Which earned me the looked for response of laughter. The Ford is his friend's truck and the ribbing they give each other over their chosen brand of truck is on-going and will be so indefinitely.

I have a confession: I have forgotten what kissing is like. This kind of forgetting always takes me by surprise. After all, when kisses are a dime a dozen, it's easy to assume that like the taste of PB&J, kisses will always be an inherent part of one's sensory knowledge. And there are so many kinds of kisses.

There are the spontaneous kisses, when it dawns on one that the man, the adored, flesh and blood man is in the house, and the impulse to kiss him sweeps over one and one goes in search of him. Or when he snakes his arm out as one is passing by, absentminded, on the way upstairs. Caught, one is pulled in close to where he is sitting and he asks, "Woman, do I have to put up the toll gate again?
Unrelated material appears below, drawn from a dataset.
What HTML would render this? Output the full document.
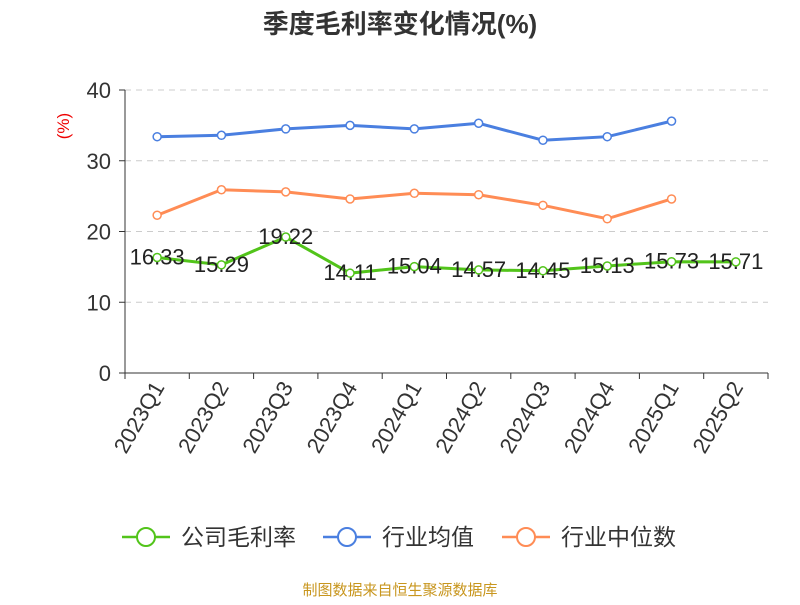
<!DOCTYPE html>
<html><head><meta charset="utf-8"><style>
body{margin:0;background:#fff;font-family:"Liberation Sans","Noto Sans CJK SC",sans-serif;}
</style></head><body>
<svg id="chart" width="800" height="600" xmlns="http://www.w3.org/2000/svg">
<text x="400" y="33" text-anchor="middle" font-size="26" font-weight="bold" fill="#333" font-family="Liberation Sans, Noto Sans CJK SC, sans-serif">季度毛利率变化情况(%)</text>
<text x="69" y="126" font-size="17" fill="#e00" transform="rotate(-90 69 126)" text-anchor="middle">(%)</text>
<g id="grid"></g><g id="axes"></g><g id="series"></g>
<g font-size="23" fill="#333" font-family="Liberation Sans, Noto Sans CJK SC, sans-serif">
<g><line x1="122" y1="537" x2="170" y2="537" stroke="#52c41a" stroke-width="2.5"/><circle cx="146" cy="537" r="9" fill="#fff" stroke="#52c41a" stroke-width="2"/><text x="181" y="545">公司毛利率</text></g>
<g><line x1="323" y1="537" x2="371" y2="537" stroke="#4a7fe0" stroke-width="2.5"/><circle cx="347" cy="537" r="9" fill="#fff" stroke="#4a7fe0" stroke-width="2"/><text x="382" y="545">行业均值</text></g>
<g><line x1="502" y1="537" x2="550" y2="537" stroke="#ff8c55" stroke-width="2.5"/><circle cx="526" cy="537" r="9" fill="#fff" stroke="#ff8c55" stroke-width="2"/><text x="561" y="545">行业中位数</text></g>
</g>
<text x="400" y="595" text-anchor="middle" font-size="15" fill="#c8961e" font-family="Liberation Sans, Noto Sans CJK SC, sans-serif">制图数据来自恒生聚源数据库</text>
</svg>
<script>
const categories=["2023Q1","2023Q2","2023Q3","2023Q4","2024Q1","2024Q2","2024Q3","2024Q4","2025Q1","2025Q2"];
const companyValues=[16.33,15.29,19.22,14.11,15.04,14.57,14.45,15.13,15.73,15.71];
const industryAvg=[33.4,33.6,34.5,35.0,34.5,35.3,32.9,33.4,35.6];
const industryMedian=[22.3,25.9,25.6,24.6,25.4,25.2,23.7,21.8,24.6];
const yTicks=[0,10,20,30,40];
const NS="http://www.w3.org/2000/svg";
const x0=125,x1=768,y0=373,yTop=90,yMax=40;
const band=(x1-x0)/categories.length;
const xs=i=>x0+band*(i+0.5);
const ys=v=>y0-(v/yMax)*(y0-yTop);
function mk(tag,attrs,parent){const e=document.createElementNS(NS,tag);for(const k in attrs)e.setAttribute(k,attrs[k]);parent.appendChild(e);return e;}
const grid=document.getElementById('grid'),axes=document.getElementById('axes'),ser=document.getElementById('series');
yTicks.forEach(t=>{
 if(t>0){const g=mk('line',{x1:x0,x2:x1,y1:ys(t),y2:ys(t),stroke:'#ccc','stroke-dasharray':'6,5'},grid);
 }
 const tk=mk('line',{x1:x0-6,x2:x0,y1:ys(t),y2:ys(t),stroke:'#333'},axes);
 
 const tx=mk('text',{x:x0-14,y:ys(t)+8,'text-anchor':'end','font-size':22,fill:'#333'},axes);tx.textContent=t;
 
});
const ya=mk('line',{x1:x0,x2:x0,y1:yTop,y2:y0,stroke:'#333'},axes);

const xa=mk('line',{x1:x0,x2:x1,y1:y0,y2:y0,stroke:'#333'},axes);

for(let i=0;i<=categories.length;i++){const t=mk('line',{x1:x0+band*i,x2:x0+band*i,y1:y0,y2:y0+6,stroke:'#333'},axes);
 }
categories.forEach((c,i)=>{const x=xs(i)+8,y=y0+14;
 const t=mk('text',{x:x,y:y,'text-anchor':'end','font-size':22,fill:'#333',transform:`rotate(-60 ${x} ${y})`},axes);t.textContent=c;
 });
function series(vals,color,name,labels){
 const g=mk('g',{},ser);
 const p=mk('polyline',{points:vals.map((v,i)=>xs(i)+','+ys(v)).join(' '),fill:'none',stroke:color,'stroke-width':3},g);
 
 vals.forEach((v,i)=>{const c=mk('circle',{cx:xs(i),cy:ys(v),r:4,fill:'#fff',stroke:color,'stroke-width':1.5},g);
  
  if(labels){const t=mk('text',{x:xs(i),y:ys(v)+7,'text-anchor':'middle','font-size':22,fill:'#222'},g);t.textContent=v.toFixed(2);
  }});
}
series(industryAvg,'#4a7fe0','industry-avg-series',false);
series(industryMedian,'#ff8c55','industry-median-series',false);
series(companyValues,'#52c41a','company-series',true);
</script>
</body></html>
Where are my kisses?"

Then, of course, there are the other kind of kisses, the ones that are like the tide, sweeping one out into the deeper, more turbulent waters, and it thrills me down to my toes, to feel the strength of this current, to know that my man will pull me out and tumble me head over heels in it, like riding the ocean waves into the shore.

How can one forget such a thing? But it happens. I wake up one day and imagine meeting Keith at the airport lobby, I imagine myself on tiptoes, searching through the crowd, my hair pulled back and shinning in the lights. I imagine seeing the anxious look on his face as he is looking for me, his unmistakable gait and then running and then...and then I realize that I have forgotten what it is like to kiss him.

So, any of you out there who are reading this, whose man is near, within reach; go! Go and kiss him, because you can, because he is there, because you love him. Kiss the children, kiss the dogs. Kiss mom and dad. Mistletoe is not necessary.

As for me, I must go back to the misadventures of house cleaning, Erma Bombeck-style.